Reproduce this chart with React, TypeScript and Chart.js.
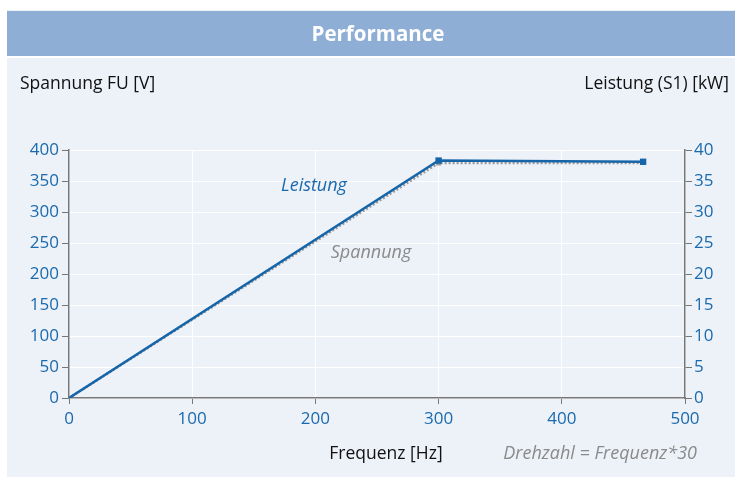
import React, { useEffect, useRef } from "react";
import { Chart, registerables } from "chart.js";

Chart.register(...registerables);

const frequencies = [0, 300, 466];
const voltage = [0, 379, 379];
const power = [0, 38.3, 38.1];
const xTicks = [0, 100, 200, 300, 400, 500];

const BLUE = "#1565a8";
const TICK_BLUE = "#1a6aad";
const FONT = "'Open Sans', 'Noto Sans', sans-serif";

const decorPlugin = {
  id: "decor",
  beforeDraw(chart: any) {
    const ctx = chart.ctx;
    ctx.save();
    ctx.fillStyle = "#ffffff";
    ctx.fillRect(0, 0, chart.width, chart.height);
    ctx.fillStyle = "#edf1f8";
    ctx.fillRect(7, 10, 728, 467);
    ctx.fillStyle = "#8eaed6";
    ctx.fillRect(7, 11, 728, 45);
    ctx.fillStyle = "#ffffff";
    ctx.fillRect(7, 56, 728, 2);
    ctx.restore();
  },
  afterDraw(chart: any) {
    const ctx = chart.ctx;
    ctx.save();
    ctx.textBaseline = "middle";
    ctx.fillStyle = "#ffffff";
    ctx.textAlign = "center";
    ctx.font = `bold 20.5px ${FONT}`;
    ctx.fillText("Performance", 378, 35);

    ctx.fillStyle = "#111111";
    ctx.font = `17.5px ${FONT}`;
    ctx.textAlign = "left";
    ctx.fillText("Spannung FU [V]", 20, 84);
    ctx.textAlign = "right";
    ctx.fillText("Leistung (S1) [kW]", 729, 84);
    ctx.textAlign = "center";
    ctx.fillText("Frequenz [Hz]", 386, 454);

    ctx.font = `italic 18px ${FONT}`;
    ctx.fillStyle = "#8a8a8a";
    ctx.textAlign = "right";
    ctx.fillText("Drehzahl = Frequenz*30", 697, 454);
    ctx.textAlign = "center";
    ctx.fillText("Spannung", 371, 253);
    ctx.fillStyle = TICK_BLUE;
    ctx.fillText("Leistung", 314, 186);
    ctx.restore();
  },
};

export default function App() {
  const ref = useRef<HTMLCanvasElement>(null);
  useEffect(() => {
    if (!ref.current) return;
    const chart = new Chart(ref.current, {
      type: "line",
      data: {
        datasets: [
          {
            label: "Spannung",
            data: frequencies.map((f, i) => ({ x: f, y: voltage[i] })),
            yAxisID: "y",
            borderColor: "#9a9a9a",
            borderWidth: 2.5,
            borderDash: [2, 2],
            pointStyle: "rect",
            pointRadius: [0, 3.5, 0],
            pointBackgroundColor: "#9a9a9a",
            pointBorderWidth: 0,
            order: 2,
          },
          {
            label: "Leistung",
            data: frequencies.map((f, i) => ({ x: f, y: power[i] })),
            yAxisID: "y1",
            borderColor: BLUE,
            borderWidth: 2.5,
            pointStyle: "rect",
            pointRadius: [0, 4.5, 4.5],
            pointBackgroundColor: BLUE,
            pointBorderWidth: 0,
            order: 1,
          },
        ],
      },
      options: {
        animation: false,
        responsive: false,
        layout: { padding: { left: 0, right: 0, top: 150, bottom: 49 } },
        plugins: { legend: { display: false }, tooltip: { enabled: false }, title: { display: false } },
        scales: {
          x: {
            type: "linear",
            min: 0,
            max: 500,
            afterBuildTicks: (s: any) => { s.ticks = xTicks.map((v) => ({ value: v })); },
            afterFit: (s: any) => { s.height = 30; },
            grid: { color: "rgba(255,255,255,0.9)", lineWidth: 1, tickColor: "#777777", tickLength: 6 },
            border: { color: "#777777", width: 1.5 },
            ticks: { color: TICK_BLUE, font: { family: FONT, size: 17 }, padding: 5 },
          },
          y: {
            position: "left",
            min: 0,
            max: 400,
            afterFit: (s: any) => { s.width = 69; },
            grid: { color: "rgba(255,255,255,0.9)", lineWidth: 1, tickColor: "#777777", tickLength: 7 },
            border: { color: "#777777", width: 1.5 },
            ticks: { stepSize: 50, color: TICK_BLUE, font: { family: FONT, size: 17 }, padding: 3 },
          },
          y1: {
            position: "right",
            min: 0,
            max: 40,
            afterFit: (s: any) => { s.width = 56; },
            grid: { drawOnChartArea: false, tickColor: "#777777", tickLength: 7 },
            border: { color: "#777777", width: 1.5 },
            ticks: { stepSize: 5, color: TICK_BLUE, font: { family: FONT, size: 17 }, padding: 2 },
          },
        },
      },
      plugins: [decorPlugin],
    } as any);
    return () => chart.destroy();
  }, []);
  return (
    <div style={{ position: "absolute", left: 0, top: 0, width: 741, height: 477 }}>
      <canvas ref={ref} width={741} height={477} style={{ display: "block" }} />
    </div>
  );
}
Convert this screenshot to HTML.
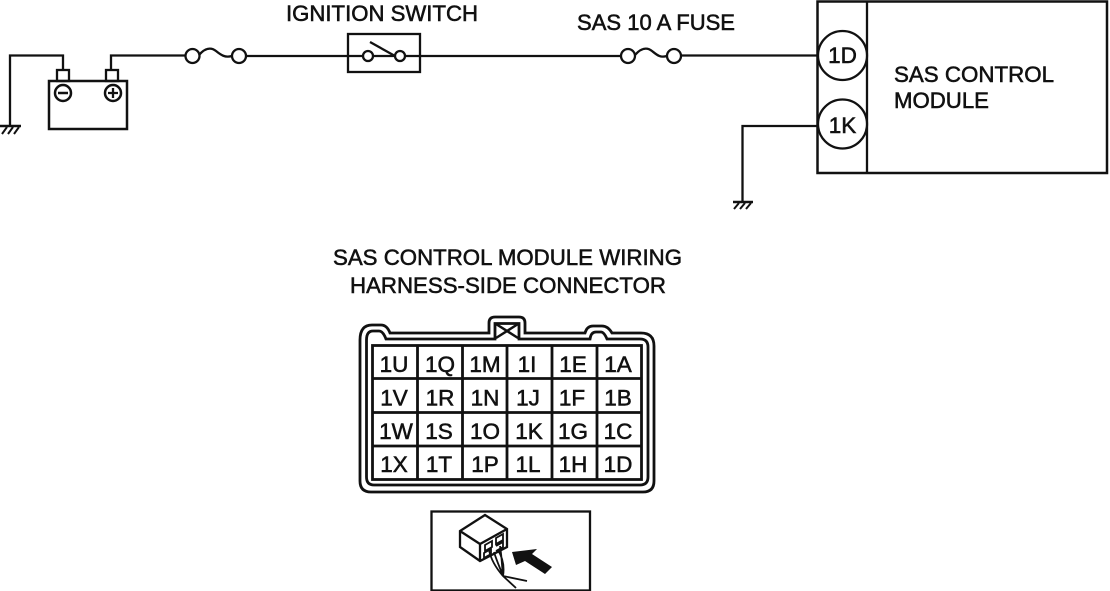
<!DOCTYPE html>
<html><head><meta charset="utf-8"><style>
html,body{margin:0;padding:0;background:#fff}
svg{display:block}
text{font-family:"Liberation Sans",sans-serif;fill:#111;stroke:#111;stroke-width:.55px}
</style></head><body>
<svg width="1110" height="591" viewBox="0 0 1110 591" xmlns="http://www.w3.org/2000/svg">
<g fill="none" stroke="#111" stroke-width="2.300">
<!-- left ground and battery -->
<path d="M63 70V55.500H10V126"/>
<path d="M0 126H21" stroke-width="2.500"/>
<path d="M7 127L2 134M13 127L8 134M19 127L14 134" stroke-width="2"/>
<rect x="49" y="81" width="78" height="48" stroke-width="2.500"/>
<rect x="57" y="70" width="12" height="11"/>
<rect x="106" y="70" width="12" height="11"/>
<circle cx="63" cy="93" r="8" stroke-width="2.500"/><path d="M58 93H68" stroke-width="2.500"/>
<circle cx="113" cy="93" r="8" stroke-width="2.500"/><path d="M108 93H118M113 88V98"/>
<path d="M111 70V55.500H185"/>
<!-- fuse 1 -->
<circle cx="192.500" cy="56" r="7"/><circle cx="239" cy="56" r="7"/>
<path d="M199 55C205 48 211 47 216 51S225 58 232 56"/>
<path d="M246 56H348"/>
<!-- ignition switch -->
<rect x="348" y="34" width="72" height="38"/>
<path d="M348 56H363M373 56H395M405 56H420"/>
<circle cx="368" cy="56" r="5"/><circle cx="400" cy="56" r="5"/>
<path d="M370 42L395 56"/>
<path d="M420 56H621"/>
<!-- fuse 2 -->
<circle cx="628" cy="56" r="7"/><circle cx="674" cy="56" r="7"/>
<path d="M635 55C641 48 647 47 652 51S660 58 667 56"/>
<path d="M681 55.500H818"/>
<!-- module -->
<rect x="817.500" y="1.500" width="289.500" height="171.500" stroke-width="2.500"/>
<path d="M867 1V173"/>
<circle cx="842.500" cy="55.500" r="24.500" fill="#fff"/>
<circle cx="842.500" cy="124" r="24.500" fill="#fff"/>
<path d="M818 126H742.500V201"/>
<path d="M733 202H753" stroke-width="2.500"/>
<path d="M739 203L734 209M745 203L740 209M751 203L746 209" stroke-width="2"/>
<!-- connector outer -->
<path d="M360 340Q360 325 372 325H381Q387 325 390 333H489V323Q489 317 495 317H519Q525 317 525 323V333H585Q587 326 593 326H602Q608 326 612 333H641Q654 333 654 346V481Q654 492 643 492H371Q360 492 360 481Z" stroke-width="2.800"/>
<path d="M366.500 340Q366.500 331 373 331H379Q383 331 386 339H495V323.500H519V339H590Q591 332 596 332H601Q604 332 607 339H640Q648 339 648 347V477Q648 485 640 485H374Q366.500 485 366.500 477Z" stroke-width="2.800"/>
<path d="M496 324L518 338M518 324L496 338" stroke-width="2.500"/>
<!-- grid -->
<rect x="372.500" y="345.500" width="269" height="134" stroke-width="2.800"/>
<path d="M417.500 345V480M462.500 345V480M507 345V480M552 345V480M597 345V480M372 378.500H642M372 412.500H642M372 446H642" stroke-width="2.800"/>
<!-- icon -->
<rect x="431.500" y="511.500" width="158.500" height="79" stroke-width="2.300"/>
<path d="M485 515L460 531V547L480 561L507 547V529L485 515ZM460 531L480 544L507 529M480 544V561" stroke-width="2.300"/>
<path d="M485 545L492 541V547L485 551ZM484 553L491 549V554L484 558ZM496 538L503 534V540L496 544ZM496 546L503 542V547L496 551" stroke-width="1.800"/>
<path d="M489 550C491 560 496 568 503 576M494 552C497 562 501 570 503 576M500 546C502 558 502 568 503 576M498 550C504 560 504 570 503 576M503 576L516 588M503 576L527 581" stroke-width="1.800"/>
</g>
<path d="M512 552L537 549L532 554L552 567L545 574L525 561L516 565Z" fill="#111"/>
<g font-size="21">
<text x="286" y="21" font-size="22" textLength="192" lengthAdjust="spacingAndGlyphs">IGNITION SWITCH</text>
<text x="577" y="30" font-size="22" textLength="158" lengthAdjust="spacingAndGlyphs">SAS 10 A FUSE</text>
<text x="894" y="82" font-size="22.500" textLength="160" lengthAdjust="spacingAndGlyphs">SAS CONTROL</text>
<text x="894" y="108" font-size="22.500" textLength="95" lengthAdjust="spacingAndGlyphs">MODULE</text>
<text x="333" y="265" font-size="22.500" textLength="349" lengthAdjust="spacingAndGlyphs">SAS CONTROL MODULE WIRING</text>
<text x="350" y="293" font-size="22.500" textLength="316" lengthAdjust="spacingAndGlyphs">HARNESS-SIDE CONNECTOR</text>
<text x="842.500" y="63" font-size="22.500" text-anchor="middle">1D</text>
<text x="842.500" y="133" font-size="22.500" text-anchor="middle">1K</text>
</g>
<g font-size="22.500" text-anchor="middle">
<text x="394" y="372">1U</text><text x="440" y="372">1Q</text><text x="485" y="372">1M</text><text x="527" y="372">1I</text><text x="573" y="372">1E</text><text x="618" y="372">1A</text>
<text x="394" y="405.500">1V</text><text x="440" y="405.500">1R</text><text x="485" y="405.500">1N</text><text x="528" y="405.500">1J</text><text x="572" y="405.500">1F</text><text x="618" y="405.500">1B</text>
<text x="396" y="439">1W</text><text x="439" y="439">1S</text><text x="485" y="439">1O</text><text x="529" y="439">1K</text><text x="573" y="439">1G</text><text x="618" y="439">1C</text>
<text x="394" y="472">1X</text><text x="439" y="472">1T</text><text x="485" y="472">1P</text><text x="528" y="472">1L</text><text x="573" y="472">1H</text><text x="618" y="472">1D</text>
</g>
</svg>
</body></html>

::::

WHAT THE TASK REQUIRES: Emit the lines of the material exactly, from its first line to the line containing "const xTicks = [0, 100, 200, 300, 400, 500];", inclusive; leave every picture out.

CORRECT RESULT:
Reproduce this chart with React, TypeScript and Chart.js.
import React, { useEffect, useRef } from "react";
import { Chart, registerables } from "chart.js";

Chart.register(...registerables);

const frequencies = [0, 300, 466];
const voltage = [0, 379, 379];
const power = [0, 38.3, 38.1];
const xTicks = [0, 100, 200, 300, 400, 500];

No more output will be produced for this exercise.